Start of Collected data

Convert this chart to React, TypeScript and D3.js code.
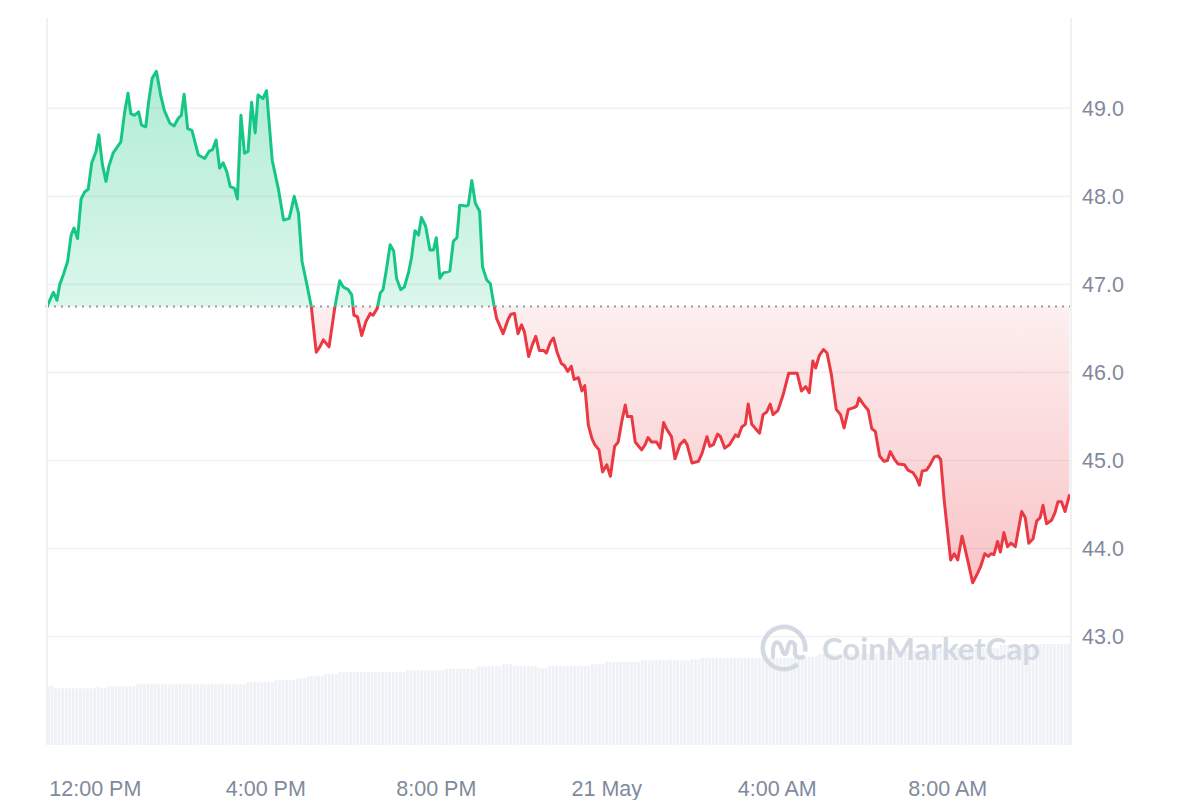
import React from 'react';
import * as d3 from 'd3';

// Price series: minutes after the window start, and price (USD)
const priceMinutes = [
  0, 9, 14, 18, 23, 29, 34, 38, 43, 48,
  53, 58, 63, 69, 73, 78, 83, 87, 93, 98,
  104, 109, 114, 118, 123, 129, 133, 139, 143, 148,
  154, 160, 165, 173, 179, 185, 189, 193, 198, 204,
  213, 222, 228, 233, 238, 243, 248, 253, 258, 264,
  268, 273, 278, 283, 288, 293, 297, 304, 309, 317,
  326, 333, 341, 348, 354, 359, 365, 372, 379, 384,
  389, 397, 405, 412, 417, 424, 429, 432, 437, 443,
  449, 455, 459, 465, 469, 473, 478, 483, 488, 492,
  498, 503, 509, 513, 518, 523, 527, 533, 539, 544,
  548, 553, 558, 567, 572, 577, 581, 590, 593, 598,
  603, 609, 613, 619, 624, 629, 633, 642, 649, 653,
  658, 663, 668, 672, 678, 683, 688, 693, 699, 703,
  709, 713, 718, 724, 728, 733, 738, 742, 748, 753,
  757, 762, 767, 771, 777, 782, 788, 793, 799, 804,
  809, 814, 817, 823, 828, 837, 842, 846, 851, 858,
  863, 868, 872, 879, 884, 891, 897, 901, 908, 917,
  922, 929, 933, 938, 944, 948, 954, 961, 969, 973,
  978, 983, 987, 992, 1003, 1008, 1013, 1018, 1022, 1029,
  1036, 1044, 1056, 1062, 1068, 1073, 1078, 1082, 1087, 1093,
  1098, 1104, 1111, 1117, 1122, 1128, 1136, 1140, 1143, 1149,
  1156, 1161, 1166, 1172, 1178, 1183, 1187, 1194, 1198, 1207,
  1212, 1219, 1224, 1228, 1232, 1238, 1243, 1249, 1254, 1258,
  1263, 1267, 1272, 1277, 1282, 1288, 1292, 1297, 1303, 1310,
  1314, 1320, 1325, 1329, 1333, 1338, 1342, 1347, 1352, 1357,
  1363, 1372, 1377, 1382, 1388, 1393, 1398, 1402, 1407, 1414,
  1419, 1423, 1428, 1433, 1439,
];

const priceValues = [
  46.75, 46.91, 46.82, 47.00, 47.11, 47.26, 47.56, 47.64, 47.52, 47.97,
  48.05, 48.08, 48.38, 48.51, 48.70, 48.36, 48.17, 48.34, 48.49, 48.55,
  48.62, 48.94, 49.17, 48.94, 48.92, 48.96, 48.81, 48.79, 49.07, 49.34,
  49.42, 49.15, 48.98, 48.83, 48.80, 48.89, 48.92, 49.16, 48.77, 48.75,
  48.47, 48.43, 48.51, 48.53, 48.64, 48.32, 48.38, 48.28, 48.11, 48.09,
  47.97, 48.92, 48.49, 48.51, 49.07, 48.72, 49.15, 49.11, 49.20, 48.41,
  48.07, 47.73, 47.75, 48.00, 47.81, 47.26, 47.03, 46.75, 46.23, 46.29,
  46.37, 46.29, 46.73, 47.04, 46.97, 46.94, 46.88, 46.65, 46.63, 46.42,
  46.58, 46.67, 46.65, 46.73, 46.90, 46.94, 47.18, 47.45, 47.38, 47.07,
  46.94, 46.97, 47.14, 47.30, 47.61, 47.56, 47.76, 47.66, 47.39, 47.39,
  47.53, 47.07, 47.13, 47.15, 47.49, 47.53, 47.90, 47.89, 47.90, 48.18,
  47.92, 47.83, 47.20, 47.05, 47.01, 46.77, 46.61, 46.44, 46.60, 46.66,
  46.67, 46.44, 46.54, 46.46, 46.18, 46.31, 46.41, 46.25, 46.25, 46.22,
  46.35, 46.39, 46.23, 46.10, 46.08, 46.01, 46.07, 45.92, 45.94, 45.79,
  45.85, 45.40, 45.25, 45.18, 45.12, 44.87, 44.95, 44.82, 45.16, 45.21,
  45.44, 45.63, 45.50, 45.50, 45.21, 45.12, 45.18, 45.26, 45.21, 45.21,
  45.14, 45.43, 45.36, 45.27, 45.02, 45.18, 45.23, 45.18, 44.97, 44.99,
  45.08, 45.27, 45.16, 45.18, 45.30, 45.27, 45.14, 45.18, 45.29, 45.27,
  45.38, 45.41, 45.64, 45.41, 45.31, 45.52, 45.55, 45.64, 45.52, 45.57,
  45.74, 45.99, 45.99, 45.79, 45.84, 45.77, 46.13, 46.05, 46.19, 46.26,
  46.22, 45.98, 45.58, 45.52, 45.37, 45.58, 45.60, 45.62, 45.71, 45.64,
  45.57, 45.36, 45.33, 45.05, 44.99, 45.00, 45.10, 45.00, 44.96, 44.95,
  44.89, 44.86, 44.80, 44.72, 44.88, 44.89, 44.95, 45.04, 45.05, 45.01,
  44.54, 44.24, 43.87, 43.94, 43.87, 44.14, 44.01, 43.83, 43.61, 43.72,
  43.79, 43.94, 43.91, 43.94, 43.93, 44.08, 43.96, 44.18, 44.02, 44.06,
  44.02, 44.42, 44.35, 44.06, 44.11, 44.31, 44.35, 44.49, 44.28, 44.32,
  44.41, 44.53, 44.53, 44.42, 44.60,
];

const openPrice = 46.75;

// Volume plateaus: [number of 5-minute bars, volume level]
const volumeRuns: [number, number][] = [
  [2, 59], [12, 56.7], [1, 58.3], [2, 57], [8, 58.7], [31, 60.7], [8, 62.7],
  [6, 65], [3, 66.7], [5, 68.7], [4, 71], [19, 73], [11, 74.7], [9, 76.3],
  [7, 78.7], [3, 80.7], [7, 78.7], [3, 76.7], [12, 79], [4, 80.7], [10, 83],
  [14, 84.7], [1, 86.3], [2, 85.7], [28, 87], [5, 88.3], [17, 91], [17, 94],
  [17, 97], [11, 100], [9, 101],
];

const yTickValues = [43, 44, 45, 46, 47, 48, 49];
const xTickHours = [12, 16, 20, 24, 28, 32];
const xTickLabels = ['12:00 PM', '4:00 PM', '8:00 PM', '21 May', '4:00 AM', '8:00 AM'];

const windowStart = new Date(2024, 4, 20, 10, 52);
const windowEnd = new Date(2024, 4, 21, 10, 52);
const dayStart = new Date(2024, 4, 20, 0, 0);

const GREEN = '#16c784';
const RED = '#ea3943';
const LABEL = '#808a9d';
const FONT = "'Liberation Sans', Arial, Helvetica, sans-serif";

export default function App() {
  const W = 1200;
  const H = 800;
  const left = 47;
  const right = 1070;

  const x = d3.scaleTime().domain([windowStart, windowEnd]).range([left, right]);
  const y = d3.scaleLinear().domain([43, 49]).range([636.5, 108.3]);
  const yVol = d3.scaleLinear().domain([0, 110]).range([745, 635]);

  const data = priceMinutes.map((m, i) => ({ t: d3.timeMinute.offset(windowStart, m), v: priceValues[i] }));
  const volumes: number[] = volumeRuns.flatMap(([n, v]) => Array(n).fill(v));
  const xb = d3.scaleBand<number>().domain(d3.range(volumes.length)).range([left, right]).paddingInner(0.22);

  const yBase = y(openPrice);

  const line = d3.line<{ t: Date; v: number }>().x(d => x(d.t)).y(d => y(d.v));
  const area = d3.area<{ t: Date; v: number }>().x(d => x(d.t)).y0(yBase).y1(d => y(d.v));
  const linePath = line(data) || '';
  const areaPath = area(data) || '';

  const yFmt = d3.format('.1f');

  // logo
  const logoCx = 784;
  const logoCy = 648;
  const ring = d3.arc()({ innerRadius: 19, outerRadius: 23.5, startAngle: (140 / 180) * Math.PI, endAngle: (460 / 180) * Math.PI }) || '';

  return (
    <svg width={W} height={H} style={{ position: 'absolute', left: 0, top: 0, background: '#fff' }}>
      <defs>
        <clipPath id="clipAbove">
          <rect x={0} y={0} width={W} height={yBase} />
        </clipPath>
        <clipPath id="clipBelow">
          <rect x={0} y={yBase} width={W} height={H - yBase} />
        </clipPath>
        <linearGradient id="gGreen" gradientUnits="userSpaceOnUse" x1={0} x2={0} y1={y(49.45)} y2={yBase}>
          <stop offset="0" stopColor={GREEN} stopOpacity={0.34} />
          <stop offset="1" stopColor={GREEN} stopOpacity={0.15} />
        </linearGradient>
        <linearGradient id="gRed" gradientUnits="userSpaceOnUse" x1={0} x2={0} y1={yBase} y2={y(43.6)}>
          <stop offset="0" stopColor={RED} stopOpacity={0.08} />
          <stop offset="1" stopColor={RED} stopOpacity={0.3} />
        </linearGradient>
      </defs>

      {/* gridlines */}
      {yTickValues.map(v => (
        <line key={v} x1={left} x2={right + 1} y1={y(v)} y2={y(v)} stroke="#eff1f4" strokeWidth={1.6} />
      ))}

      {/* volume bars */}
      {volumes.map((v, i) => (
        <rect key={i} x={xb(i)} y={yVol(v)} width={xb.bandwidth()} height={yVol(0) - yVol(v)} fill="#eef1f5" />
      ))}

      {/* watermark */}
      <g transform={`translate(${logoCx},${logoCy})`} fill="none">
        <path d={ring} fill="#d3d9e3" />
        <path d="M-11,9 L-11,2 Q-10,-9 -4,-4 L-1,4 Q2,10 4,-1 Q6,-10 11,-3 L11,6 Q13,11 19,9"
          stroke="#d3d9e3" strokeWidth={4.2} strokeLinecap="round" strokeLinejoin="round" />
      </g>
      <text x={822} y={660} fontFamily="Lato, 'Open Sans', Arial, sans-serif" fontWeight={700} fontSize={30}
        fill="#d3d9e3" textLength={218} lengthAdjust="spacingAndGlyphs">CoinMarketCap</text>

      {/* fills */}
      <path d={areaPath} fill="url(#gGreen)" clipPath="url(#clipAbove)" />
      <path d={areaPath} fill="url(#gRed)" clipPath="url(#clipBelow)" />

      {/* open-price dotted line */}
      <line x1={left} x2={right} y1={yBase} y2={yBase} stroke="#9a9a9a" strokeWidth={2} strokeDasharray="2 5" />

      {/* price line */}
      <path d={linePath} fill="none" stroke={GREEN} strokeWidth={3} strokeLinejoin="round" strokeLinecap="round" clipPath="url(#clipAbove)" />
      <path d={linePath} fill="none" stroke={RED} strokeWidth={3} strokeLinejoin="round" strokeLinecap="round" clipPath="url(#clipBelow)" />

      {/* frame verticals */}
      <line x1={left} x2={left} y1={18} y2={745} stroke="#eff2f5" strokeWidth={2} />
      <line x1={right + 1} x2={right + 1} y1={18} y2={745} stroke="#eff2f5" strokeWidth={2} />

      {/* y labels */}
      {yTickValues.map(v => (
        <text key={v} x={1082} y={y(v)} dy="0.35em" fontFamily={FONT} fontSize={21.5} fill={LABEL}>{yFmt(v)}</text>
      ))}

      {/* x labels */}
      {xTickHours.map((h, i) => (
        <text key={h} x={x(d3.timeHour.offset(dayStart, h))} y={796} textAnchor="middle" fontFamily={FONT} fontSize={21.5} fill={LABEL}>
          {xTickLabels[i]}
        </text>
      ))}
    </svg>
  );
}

End of Collected data

■ Instruction: Begin at the first line of the data above and repeat each line exactly, stopping after the line containing "import * as d3 from 'd3';". Omit the pictures.

■ Exercise result:
Convert this chart to React, TypeScript and D3.js code.
import React from 'react';
import * as d3 from 'd3';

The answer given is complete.